## BEGIN SUPPLIED MATERIAL

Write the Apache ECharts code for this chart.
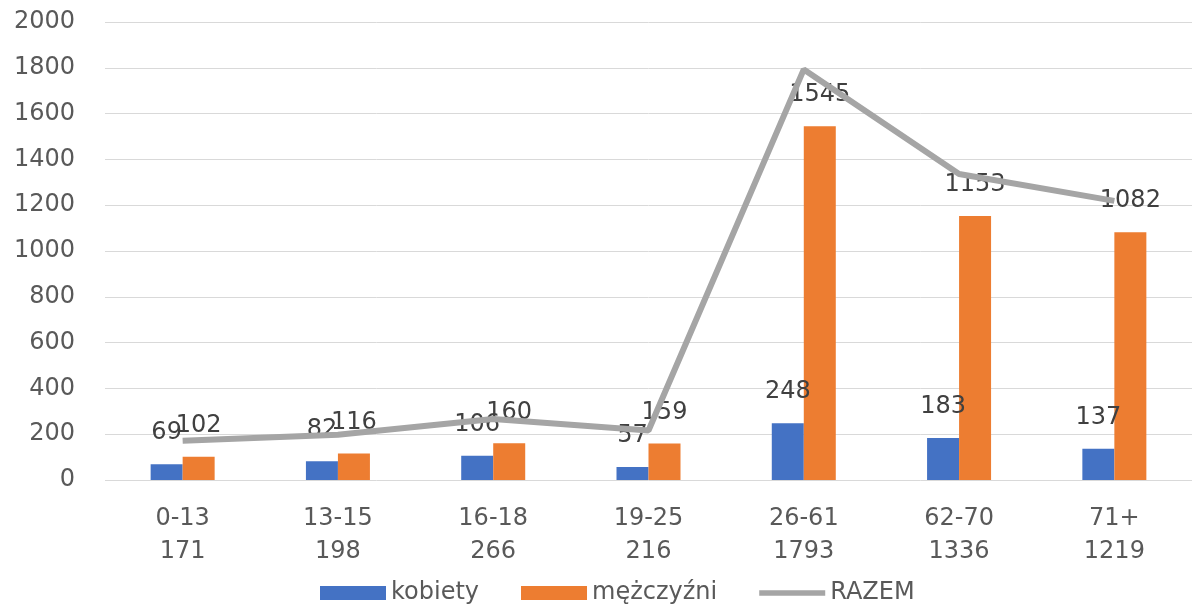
<!DOCTYPE html>
<html>
<head>
<meta charset="utf-8">
<script src="https://cdn.jsdelivr.net/npm/echarts@6/dist/echarts.min.js"></script>
<style>html,body{margin:0;padding:0;background:#fff}#c{width:1192px;height:605px}</style>
</head>
<body>
<div id="c"></div>
<script>
const categories = ['0-13\n171', '13-15\n198', '16-18\n266', '19-25\n216', '26-61\n1793', '62-70\n1336', '71+\n1219'];
const kobiety = [69, 82, 106, 57, 248, 183, 137];
const mezczyzni = [102, 116, 160, 159, 1545, 1153, 1082];
const razem = [171, 198, 266, 216, 1793, 1336, 1219];
const yTicks = { min: 0, max: 2000, interval: 200 };

const FONT = 'DejaVu Sans';
const TXT = '#595959';
const LBL = '#404040';
const chart = echarts.init(document.getElementById('c'));
chart.setOption({
  animation: false,
  textStyle: { fontFamily: FONT },
  grid: { left: 105, right: -4, top: 22, bottom: 125 },
  legend: {
    top: 576, left: 315, itemGap: 42, itemWidth: 66, itemHeight: 14,
    textStyle: { fontSize: 24, color: TXT, fontFamily: FONT },
    data: [
      { name: 'kobiety', icon: 'rect' },
      { name: 'mężczyźni', icon: 'rect' },
      { name: 'RAZEM', icon: 'path://M0,0 H70 V6 H0 Z' }
    ]
  },
  xAxis: {
    type: 'category', data: categories,
    axisLine: { show: false }, axisTick: { show: false },
    axisLabel: { fontSize: 24, fontFamily: FONT, color: TXT, lineHeight: 33, margin: 22, interval: 0 }
  },
  yAxis: {
    type: 'value', min: yTicks.min, max: yTicks.max, interval: yTicks.interval,
    splitLine: { show: true, lineStyle: { color: '#d9d9d9', width: 1 } },
    axisLine: { show: false }, axisTick: { show: false },
    axisLabel: { fontSize: 24, fontFamily: FONT, color: TXT, margin: 30, formatter: v => String(v) }
  },
  series: [
    {
      name: 'kobiety', type: 'bar', data: kobiety,
      barWidth: 32, barGap: '0%', itemStyle: { color: '#4472C4' },
      label: { show: true, position: 'top', distance: 19, fontSize: 24, fontFamily: FONT, color: LBL }
    },
    {
      name: 'mężczyźni', type: 'bar', data: mezczyzni,
      barWidth: 32, barGap: '0%', itemStyle: { color: '#ED7D31' },
      label: { show: true, position: 'top', distance: 19, fontSize: 24, fontFamily: FONT, color: LBL }
    },
    {
      name: 'RAZEM', type: 'line', data: razem,
      showSymbol: false, symbol: 'none', lineStyle: { color: '#A5A5A5', width: 6 },
      itemStyle: { color: '#A5A5A5' }, z: 3
    }
  ]
});
</script>
</body>
</html>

## END SUPPLIED MATERIAL

◆ **TASK**
Return each line exactly as written. Any picture gets left out.

◆ **SOLVED EXERCISE**
Write the Apache ECharts code for this chart.
<!DOCTYPE html>
<html>
<head>
<meta charset="utf-8">
<script src="https://cdn.jsdelivr.net/npm/echarts@6/dist/echarts.min.js"></script>
<style>html,body{margin:0;padding:0;background:#fff}#c{width:1192px;height:605px}</style>
</head>
<body>
<div id="c"></div>
<script>
const categories = ['0-13\n171', '13-15\n198', '16-18\n266', '19-25\n216', '26-61\n1793', '62-70\n1336', '71+\n1219'];
const kobiety = [69, 82, 106, 57, 248, 183, 137];
const mezczyzni = [102, 116, 160, 159, 1545, 1153, 1082];
const razem = [171, 198, 266, 216, 1793, 1336, 1219];
const yTicks = { min: 0, max: 2000, interval: 200 };

const FONT = 'DejaVu Sans';
const TXT = '#595959';
const LBL = '#404040';
const chart = echarts.init(document.getElementById('c'));
chart.setOption({
  animation: false,
  textStyle: { fontFamily: FONT },
  grid: { left: 105, right: -4, top: 22, bottom: 125 },
  legend: {
    top: 576, left: 315, itemGap: 42, itemWidth: 66, itemHeight: 14,
    textStyle: { fontSize: 24, color: TXT, fontFamily: FONT },
    data: [
      { name: 'kobiety', icon: 'rect' },
      { name: 'mężczyźni', icon: 'rect' },
      { name: 'RAZEM', icon: 'path://M0,0 H70 V6 H0 Z' }
    ]
  },
  xAxis: {
    type: 'category', data: categories,
    axisLine: { show: false }, axisTick: { show: false },
    axisLabel: { fontSize: 24, fontFamily: FONT, color: TXT, lineHeight: 33, margin: 22, interval: 0 }
  },
  yAxis: {
    type: 'value', min: yTicks.min, max: yTicks.max, interval: yTicks.interval,
    splitLine: { show: true, lineStyle: { color: '#d9d9d9', width: 1 } },
    axisLine: { show: false }, axisTick: { show: false },
    axisLabel: { fontSize: 24, fontFamily: FONT, color: TXT, margin: 30, formatter: v => String(v) }
  },
  series: [
    {
      name: 'kobiety', type: 'bar', data: kobiety,
      barWidth: 32, barGap: '0%', itemStyle: { color: '#4472C4' },
      label: { show: true, position: 'top', distance: 19, fontSize: 24, fontFamily: FONT, color: LBL }
    },
    {
      name: 'mężczyźni', type: 'bar', data: mezczyzni,
      barWidth: 32, barGap: '0%', itemStyle: { color: '#ED7D31' },
      label: { show: true, position: 'top', distance: 19, fontSize: 24, fontFamily: FONT, color: LBL }
    },
    {
      name: 'RAZEM', type: 'line', data: razem,
      showSymbol: false, symbol: 'none', lineStyle: { color: '#A5A5A5', width: 6 },
      itemStyle: { color: '#A5A5A5' }, z: 3
    }
  ]
});
</script>
</body>
</html>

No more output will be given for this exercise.